— START OF SUPPLIED INFORMATION —

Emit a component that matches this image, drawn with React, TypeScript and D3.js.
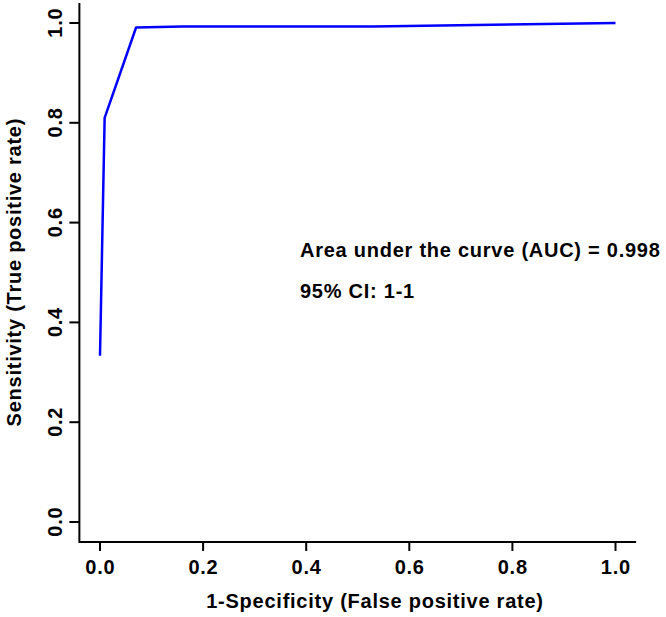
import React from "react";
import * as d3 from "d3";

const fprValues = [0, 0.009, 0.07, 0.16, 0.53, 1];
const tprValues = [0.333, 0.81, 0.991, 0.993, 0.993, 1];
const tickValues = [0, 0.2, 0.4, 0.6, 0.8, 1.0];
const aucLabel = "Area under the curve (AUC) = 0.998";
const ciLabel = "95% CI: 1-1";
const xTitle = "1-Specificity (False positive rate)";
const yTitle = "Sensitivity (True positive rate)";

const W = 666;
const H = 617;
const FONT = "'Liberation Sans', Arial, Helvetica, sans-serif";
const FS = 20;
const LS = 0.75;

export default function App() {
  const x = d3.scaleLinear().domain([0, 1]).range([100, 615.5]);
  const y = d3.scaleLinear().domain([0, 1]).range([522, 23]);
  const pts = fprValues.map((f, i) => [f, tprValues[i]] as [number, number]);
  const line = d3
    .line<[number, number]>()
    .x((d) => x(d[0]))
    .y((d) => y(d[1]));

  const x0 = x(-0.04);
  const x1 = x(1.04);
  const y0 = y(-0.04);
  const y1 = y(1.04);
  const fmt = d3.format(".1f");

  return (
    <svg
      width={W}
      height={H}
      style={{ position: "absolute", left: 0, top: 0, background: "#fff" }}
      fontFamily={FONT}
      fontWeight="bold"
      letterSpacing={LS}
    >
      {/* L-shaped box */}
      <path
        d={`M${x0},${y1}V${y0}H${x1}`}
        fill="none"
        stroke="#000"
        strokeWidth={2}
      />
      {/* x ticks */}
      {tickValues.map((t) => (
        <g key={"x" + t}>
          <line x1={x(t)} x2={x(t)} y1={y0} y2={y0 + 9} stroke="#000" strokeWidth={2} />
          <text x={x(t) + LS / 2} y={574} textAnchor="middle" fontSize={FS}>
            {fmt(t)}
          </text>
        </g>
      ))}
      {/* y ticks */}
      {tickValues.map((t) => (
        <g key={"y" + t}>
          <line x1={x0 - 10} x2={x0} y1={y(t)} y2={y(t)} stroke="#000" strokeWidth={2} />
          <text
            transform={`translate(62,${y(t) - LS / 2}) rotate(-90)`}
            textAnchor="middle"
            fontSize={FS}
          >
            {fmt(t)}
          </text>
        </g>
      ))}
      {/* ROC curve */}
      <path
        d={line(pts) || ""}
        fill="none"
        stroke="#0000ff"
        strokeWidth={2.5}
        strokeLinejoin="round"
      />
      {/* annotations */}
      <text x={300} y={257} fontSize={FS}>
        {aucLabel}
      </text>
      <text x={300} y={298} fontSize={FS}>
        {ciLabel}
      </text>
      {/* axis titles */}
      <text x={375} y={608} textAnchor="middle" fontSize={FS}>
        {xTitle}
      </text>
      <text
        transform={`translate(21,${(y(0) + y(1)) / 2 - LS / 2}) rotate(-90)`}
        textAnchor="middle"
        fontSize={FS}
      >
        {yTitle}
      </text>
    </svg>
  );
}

— END OF SUPPLIED INFORMATION —

**TASK STATEMENT:** Exclude the pictures. Write out the remaining data exactly.

**THE ANSWER:**
Emit a component that matches this image, drawn with React, TypeScript and D3.js.
import React from "react";
import * as d3 from "d3";

const fprValues = [0, 0.009, 0.07, 0.16, 0.53, 1];
const tprValues = [0.333, 0.81, 0.991, 0.993, 0.993, 1];
const tickValues = [0, 0.2, 0.4, 0.6, 0.8, 1.0];
const aucLabel = "Area under the curve (AUC) = 0.998";
const ciLabel = "95% CI: 1-1";
const xTitle = "1-Specificity (False positive rate)";
const yTitle = "Sensitivity (True positive rate)";

const W = 666;
const H = 617;
const FONT = "'Liberation Sans', Arial, Helvetica, sans-serif";
const FS = 20;
const LS = 0.75;

export default function App() {
  const x = d3.scaleLinear().domain([0, 1]).range([100, 615.5]);
  const y = d3.scaleLinear().domain([0, 1]).range([522, 23]);
  const pts = fprValues.map((f, i) => [f, tprValues[i]] as [number, number]);
  const line = d3
    .line<[number, number]>()
    .x((d) => x(d[0]))
    .y((d) => y(d[1]));

  const x0 = x(-0.04);
  const x1 = x(1.04);
  const y0 = y(-0.04);
  const y1 = y(1.04);
  const fmt = d3.format(".1f");

  return (
    <svg
      width={W}
      height={H}
      style={{ position: "absolute", left: 0, top: 0, background: "#fff" }}
      fontFamily={FONT}
      fontWeight="bold"
      letterSpacing={LS}
    >
      {/* L-shaped box */}
      <path
        d={`M${x0},${y1}V${y0}H${x1}`}
        fill="none"
        stroke="#000"
        strokeWidth={2}
      />
      {/* x ticks */}
      {tickValues.map((t) => (
        <g key={"x" + t}>
          <line x1={x(t)} x2={x(t)} y1={y0} y2={y0 + 9} stroke="#000" strokeWidth={2} />
          <text x={x(t) + LS / 2} y={574} textAnchor="middle" fontSize={FS}>
            {fmt(t)}
          </text>
        </g>
      ))}
      {/* y ticks */}
      {tickValues.map((t) => (
        <g key={"y" + t}>
          <line x1={x0 - 10} x2={x0} y1={y(t)} y2={y(t)} stroke="#000" strokeWidth={2} />
          <text
            transform={`translate(62,${y(t) - LS / 2}) rotate(-90)`}
            textAnchor="middle"
            fontSize={FS}
          >
            {fmt(t)}
          </text>
        </g>
      ))}
      {/* ROC curve */}
      <path
        d={line(pts) || ""}
        fill="none"
        stroke="#0000ff"
        strokeWidth={2.5}
        strokeLinejoin="round"
      />
      {/* annotations */}
      <text x={300} y={257} fontSize={FS}>
        {aucLabel}
      </text>
      <text x={300} y={298} fontSize={FS}>
        {ciLabel}
      </text>
      {/* axis titles */}
      <text x={375} y={608} textAnchor="middle" fontSize={FS}>
        {xTitle}
      </text>
      <text
        transform={`translate(21,${(y(0) + y(1)) / 2 - LS / 2}) rotate(-90)`}
        textAnchor="middle"
        fontSize={FS}
      >
        {yTitle}
      </text>
    </svg>
  );
}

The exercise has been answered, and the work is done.